*WHAT YOU ARE ASKED TO DO:*
Each line of the material must be repeated precisely, with the pictures left out.

*GIVEN INFORMATION:*
▼▼▼
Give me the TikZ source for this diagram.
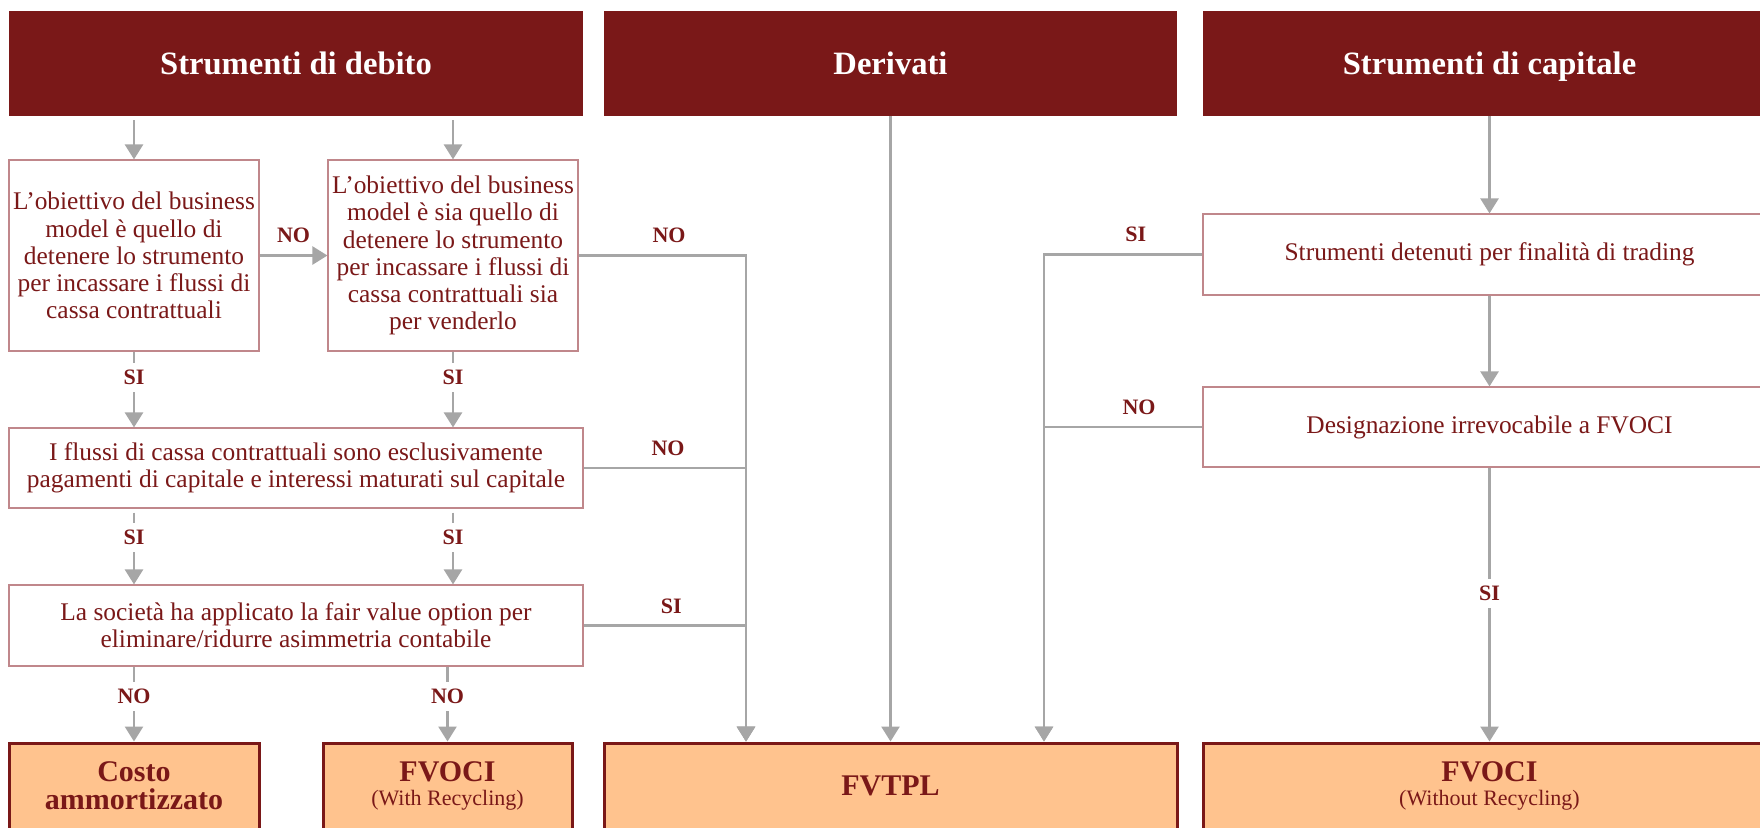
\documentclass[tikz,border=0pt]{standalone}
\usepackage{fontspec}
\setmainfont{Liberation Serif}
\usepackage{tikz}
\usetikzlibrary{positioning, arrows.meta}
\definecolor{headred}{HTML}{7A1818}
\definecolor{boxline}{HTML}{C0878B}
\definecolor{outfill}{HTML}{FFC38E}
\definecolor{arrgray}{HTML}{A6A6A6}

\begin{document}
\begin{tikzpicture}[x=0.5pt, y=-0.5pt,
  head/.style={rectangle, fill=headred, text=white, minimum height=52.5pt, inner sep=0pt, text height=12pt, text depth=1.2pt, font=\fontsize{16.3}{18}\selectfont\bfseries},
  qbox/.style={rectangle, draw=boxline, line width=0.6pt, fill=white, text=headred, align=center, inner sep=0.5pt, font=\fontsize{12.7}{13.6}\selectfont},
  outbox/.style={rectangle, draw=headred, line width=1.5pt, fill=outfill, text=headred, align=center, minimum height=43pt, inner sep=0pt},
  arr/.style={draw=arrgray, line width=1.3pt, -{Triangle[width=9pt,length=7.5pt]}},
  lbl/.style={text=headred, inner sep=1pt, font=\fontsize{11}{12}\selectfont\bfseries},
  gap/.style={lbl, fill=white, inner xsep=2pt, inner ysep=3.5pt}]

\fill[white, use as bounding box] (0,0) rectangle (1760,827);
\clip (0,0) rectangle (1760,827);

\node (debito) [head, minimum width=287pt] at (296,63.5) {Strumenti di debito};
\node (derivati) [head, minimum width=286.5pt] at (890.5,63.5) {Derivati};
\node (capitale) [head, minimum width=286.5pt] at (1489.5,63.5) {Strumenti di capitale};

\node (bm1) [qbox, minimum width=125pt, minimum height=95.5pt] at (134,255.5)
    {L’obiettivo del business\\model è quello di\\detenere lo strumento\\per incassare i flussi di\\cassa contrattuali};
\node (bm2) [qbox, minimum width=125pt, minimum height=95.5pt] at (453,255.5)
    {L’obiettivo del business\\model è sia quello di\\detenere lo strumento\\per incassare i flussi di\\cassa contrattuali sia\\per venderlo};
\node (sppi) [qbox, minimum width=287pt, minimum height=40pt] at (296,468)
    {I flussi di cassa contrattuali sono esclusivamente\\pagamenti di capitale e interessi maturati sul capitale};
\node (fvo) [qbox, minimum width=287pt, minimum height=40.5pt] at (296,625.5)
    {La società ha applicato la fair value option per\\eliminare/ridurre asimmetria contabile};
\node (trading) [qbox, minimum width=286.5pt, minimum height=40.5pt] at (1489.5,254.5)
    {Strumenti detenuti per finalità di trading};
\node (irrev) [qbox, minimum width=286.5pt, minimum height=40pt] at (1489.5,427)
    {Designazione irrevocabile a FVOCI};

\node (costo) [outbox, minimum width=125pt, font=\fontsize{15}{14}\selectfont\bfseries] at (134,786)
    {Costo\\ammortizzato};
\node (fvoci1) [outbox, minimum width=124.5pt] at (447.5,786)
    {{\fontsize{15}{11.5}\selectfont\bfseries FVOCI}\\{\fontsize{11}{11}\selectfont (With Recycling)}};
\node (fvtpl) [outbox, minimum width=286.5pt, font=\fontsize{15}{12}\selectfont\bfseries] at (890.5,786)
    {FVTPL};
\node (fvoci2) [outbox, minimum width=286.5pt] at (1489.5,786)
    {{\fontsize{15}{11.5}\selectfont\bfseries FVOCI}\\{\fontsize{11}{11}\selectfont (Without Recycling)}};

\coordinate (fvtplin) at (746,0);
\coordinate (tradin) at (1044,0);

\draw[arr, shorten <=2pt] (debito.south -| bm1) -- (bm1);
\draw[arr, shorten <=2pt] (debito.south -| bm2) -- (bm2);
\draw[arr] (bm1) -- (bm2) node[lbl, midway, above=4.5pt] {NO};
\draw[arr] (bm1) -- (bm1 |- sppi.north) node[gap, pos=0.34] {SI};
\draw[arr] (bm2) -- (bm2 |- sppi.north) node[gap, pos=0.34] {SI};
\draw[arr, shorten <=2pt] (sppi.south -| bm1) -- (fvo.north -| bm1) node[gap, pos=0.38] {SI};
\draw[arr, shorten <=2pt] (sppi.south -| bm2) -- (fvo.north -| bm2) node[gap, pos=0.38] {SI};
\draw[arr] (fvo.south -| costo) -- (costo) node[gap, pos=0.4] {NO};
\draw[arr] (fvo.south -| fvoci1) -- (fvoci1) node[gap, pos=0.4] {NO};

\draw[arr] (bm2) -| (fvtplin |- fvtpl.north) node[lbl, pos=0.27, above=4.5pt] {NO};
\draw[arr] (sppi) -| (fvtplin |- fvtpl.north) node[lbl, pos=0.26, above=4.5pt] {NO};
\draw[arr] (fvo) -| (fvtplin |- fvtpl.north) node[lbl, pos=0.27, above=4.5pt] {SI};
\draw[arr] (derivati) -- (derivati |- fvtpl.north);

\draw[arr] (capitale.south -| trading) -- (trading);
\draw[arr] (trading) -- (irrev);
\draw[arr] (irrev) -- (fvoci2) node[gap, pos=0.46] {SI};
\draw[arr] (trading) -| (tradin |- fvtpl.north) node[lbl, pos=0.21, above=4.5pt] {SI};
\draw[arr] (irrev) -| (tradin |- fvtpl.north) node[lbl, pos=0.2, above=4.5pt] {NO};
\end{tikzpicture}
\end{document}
▲▲▲
*OUTPUT:*
Give me the TikZ source for this diagram.
\documentclass[tikz,border=0pt]{standalone}
\usepackage{fontspec}
\setmainfont{Liberation Serif}
\usepackage{tikz}
\usetikzlibrary{positioning, arrows.meta}
\definecolor{headred}{HTML}{7A1818}
\definecolor{boxline}{HTML}{C0878B}
\definecolor{outfill}{HTML}{FFC38E}
\definecolor{arrgray}{HTML}{A6A6A6}

\begin{document}
\begin{tikzpicture}[x=0.5pt, y=-0.5pt,
  head/.style={rectangle, fill=headred, text=white, minimum height=52.5pt, inner sep=0pt, text height=12pt, text depth=1.2pt, font=\fontsize{16.3}{18}\selectfont\bfseries},
  qbox/.style={rectangle, draw=boxline, line width=0.6pt, fill=white, text=headred, align=center, inner sep=0.5pt, font=\fontsize{12.7}{13.6}\selectfont},
  outbox/.style={rectangle, draw=headred, line width=1.5pt, fill=outfill, text=headred, align=center, minimum height=43pt, inner sep=0pt},
  arr/.style={draw=arrgray, line width=1.3pt, -{Triangle[width=9pt,length=7.5pt]}},
  lbl/.style={text=headred, inner sep=1pt, font=\fontsize{11}{12}\selectfont\bfseries},
  gap/.style={lbl, fill=white, inner xsep=2pt, inner ysep=3.5pt}]

\fill[white, use as bounding box] (0,0) rectangle (1760,827);
\clip (0,0) rectangle (1760,827);

\node (debito) [head, minimum width=287pt] at (296,63.5) {Strumenti di debito};
\node (derivati) [head, minimum width=286.5pt] at (890.5,63.5) {Derivati};
\node (capitale) [head, minimum width=286.5pt] at (1489.5,63.5) {Strumenti di capitale};

\node (bm1) [qbox, minimum width=125pt, minimum height=95.5pt] at (134,255.5)
    {L’obiettivo del business\\model è quello di\\detenere lo strumento\\per incassare i flussi di\\cassa contrattuali};
\node (bm2) [qbox, minimum width=125pt, minimum height=95.5pt] at (453,255.5)
    {L’obiettivo del business\\model è sia quello di\\detenere lo strumento\\per incassare i flussi di\\cassa contrattuali sia\\per venderlo};
\node (sppi) [qbox, minimum width=287pt, minimum height=40pt] at (296,468)
    {I flussi di cassa contrattuali sono esclusivamente\\pagamenti di capitale e interessi maturati sul capitale};
\node (fvo) [qbox, minimum width=287pt, minimum height=40.5pt] at (296,625.5)
    {La società ha applicato la fair value option per\\eliminare/ridurre asimmetria contabile};
\node (trading) [qbox, minimum width=286.5pt, minimum height=40.5pt] at (1489.5,254.5)
    {Strumenti detenuti per finalità di trading};
\node (irrev) [qbox, minimum width=286.5pt, minimum height=40pt] at (1489.5,427)
    {Designazione irrevocabile a FVOCI};

\node (costo) [outbox, minimum width=125pt, font=\fontsize{15}{14}\selectfont\bfseries] at (134,786)
    {Costo\\ammortizzato};
\node (fvoci1) [outbox, minimum width=124.5pt] at (447.5,786)
    {{\fontsize{15}{11.5}\selectfont\bfseries FVOCI}\\{\fontsize{11}{11}\selectfont (With Recycling)}};
\node (fvtpl) [outbox, minimum width=286.5pt, font=\fontsize{15}{12}\selectfont\bfseries] at (890.5,786)
    {FVTPL};
\node (fvoci2) [outbox, minimum width=286.5pt] at (1489.5,786)
    {{\fontsize{15}{11.5}\selectfont\bfseries FVOCI}\\{\fontsize{11}{11}\selectfont (Without Recycling)}};

\coordinate (fvtplin) at (746,0);
\coordinate (tradin) at (1044,0);

\draw[arr, shorten <=2pt] (debito.south -| bm1) -- (bm1);
\draw[arr, shorten <=2pt] (debito.south -| bm2) -- (bm2);
\draw[arr] (bm1) -- (bm2) node[lbl, midway, above=4.5pt] {NO};
\draw[arr] (bm1) -- (bm1 |- sppi.north) node[gap, pos=0.34] {SI};
\draw[arr] (bm2) -- (bm2 |- sppi.north) node[gap, pos=0.34] {SI};
\draw[arr, shorten <=2pt] (sppi.south -| bm1) -- (fvo.north -| bm1) node[gap, pos=0.38] {SI};
\draw[arr, shorten <=2pt] (sppi.south -| bm2) -- (fvo.north -| bm2) node[gap, pos=0.38] {SI};
\draw[arr] (fvo.south -| costo) -- (costo) node[gap, pos=0.4] {NO};
\draw[arr] (fvo.south -| fvoci1) -- (fvoci1) node[gap, pos=0.4] {NO};

\draw[arr] (bm2) -| (fvtplin |- fvtpl.north) node[lbl, pos=0.27, above=4.5pt] {NO};
\draw[arr] (sppi) -| (fvtplin |- fvtpl.north) node[lbl, pos=0.26, above=4.5pt] {NO};
\draw[arr] (fvo) -| (fvtplin |- fvtpl.north) node[lbl, pos=0.27, above=4.5pt] {SI};
\draw[arr] (derivati) -- (derivati |- fvtpl.north);

\draw[arr] (capitale.south -| trading) -- (trading);
\draw[arr] (trading) -- (irrev);
\draw[arr] (irrev) -- (fvoci2) node[gap, pos=0.46] {SI};
\draw[arr] (trading) -| (tradin |- fvtpl.north) node[lbl, pos=0.21, above=4.5pt] {SI};
\draw[arr] (irrev) -| (tradin |- fvtpl.north) node[lbl, pos=0.2, above=4.5pt] {NO};
\end{tikzpicture}
\end{document}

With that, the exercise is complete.